[Extracted records]
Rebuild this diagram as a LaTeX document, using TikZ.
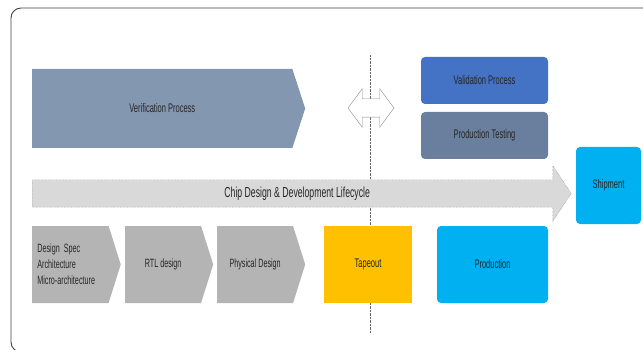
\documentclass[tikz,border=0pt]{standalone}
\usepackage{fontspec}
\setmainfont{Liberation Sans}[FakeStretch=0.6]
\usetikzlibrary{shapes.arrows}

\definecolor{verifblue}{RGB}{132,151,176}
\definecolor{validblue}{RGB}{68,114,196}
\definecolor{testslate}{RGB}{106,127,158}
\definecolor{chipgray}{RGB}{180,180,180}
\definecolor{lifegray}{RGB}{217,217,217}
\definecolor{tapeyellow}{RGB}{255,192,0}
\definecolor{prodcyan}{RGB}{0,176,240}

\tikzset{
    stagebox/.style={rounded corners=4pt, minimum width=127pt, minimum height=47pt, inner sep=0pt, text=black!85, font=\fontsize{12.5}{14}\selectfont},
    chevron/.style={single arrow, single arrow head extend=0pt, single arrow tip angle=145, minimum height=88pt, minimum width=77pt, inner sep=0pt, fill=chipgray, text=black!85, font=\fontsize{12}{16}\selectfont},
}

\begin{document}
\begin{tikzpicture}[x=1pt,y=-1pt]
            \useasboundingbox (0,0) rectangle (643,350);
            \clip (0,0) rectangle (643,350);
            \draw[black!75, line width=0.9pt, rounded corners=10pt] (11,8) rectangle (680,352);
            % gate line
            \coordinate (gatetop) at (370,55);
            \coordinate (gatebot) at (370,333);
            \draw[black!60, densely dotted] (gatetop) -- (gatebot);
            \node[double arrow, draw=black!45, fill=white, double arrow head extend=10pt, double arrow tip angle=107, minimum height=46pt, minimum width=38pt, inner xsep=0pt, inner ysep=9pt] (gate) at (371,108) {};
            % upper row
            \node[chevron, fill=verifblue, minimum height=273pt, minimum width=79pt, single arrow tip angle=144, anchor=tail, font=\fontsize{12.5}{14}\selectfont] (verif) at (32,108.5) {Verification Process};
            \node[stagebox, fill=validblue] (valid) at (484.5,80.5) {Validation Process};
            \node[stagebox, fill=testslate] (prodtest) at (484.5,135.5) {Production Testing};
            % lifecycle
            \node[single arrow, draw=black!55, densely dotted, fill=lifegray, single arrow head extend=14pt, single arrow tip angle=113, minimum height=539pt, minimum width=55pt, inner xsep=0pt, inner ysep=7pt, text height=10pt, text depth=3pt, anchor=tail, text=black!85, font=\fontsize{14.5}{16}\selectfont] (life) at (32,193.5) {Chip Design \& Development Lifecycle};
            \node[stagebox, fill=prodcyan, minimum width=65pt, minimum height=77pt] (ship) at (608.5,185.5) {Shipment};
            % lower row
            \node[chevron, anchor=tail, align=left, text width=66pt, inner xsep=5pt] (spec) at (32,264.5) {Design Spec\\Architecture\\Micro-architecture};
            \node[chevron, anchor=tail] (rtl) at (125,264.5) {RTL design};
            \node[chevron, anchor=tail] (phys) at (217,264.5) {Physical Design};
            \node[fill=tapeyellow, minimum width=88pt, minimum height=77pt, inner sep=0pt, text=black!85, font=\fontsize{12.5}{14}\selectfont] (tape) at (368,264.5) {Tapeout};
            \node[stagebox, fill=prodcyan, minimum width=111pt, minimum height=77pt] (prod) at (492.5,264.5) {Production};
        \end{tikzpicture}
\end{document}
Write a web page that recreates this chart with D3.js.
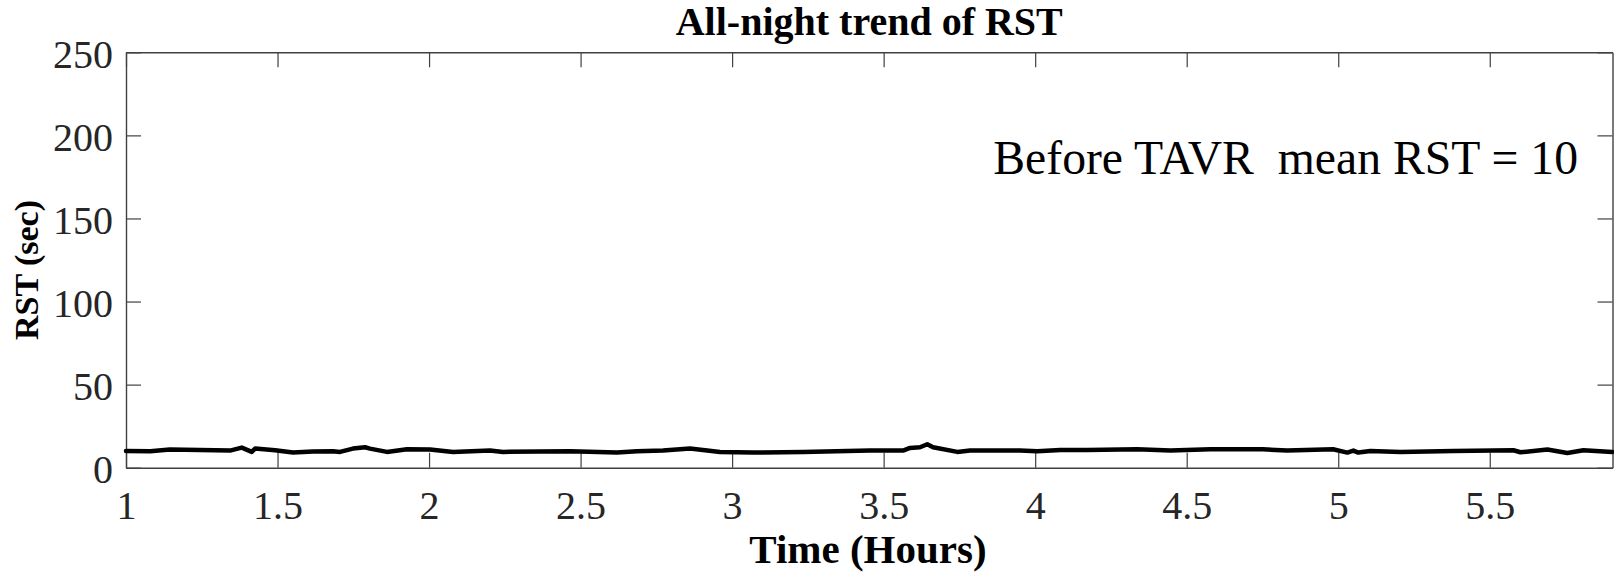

§ Exercise goal
Reproduce the material word for word. Any pictures should be left out of the copy.

§ Final result
Rebuild this diagram as a LaTeX document, using TikZ.
\documentclass[tikz,border=0pt]{standalone}
\usepackage{fontspec}
\setmainfont{Liberation Sans}[FakeStretch=0.6]
\usetikzlibrary{shapes.arrows}

\definecolor{verifblue}{RGB}{132,151,176}
\definecolor{validblue}{RGB}{68,114,196}
\definecolor{testslate}{RGB}{106,127,158}
\definecolor{chipgray}{RGB}{180,180,180}
\definecolor{lifegray}{RGB}{217,217,217}
\definecolor{tapeyellow}{RGB}{255,192,0}
\definecolor{prodcyan}{RGB}{0,176,240}

\tikzset{
    stagebox/.style={rounded corners=4pt, minimum width=127pt, minimum height=47pt, inner sep=0pt, text=black!85, font=\fontsize{12.5}{14}\selectfont},
    chevron/.style={single arrow, single arrow head extend=0pt, single arrow tip angle=145, minimum height=88pt, minimum width=77pt, inner sep=0pt, fill=chipgray, text=black!85, font=\fontsize{12}{16}\selectfont},
}

\begin{document}
\begin{tikzpicture}[x=1pt,y=-1pt]
            \useasboundingbox (0,0) rectangle (643,350);
            \clip (0,0) rectangle (643,350);
            \draw[black!75, line width=0.9pt, rounded corners=10pt] (11,8) rectangle (680,352);
            % gate line
            \coordinate (gatetop) at (370,55);
            \coordinate (gatebot) at (370,333);
            \draw[black!60, densely dotted] (gatetop) -- (gatebot);
            \node[double arrow, draw=black!45, fill=white, double arrow head extend=10pt, double arrow tip angle=107, minimum height=46pt, minimum width=38pt, inner xsep=0pt, inner ysep=9pt] (gate) at (371,108) {};
            % upper row
            \node[chevron, fill=verifblue, minimum height=273pt, minimum width=79pt, single arrow tip angle=144, anchor=tail, font=\fontsize{12.5}{14}\selectfont] (verif) at (32,108.5) {Verification Process};
            \node[stagebox, fill=validblue] (valid) at (484.5,80.5) {Validation Process};
            \node[stagebox, fill=testslate] (prodtest) at (484.5,135.5) {Production Testing};
            % lifecycle
            \node[single arrow, draw=black!55, densely dotted, fill=lifegray, single arrow head extend=14pt, single arrow tip angle=113, minimum height=539pt, minimum width=55pt, inner xsep=0pt, inner ysep=7pt, text height=10pt, text depth=3pt, anchor=tail, text=black!85, font=\fontsize{14.5}{16}\selectfont] (life) at (32,193.5) {Chip Design \& Development Lifecycle};
            \node[stagebox, fill=prodcyan, minimum width=65pt, minimum height=77pt] (ship) at (608.5,185.5) {Shipment};
            % lower row
            \node[chevron, anchor=tail, align=left, text width=66pt, inner xsep=5pt] (spec) at (32,264.5) {Design Spec\\Architecture\\Micro-architecture};
            \node[chevron, anchor=tail] (rtl) at (125,264.5) {RTL design};
            \node[chevron, anchor=tail] (phys) at (217,264.5) {Physical Design};
            \node[fill=tapeyellow, minimum width=88pt, minimum height=77pt, inner sep=0pt, text=black!85, font=\fontsize{12.5}{14}\selectfont] (tape) at (368,264.5) {Tapeout};
            \node[stagebox, fill=prodcyan, minimum width=111pt, minimum height=77pt] (prod) at (492.5,264.5) {Production};
        \end{tikzpicture}
\end{document}
Write a web page that recreates this chart with D3.js.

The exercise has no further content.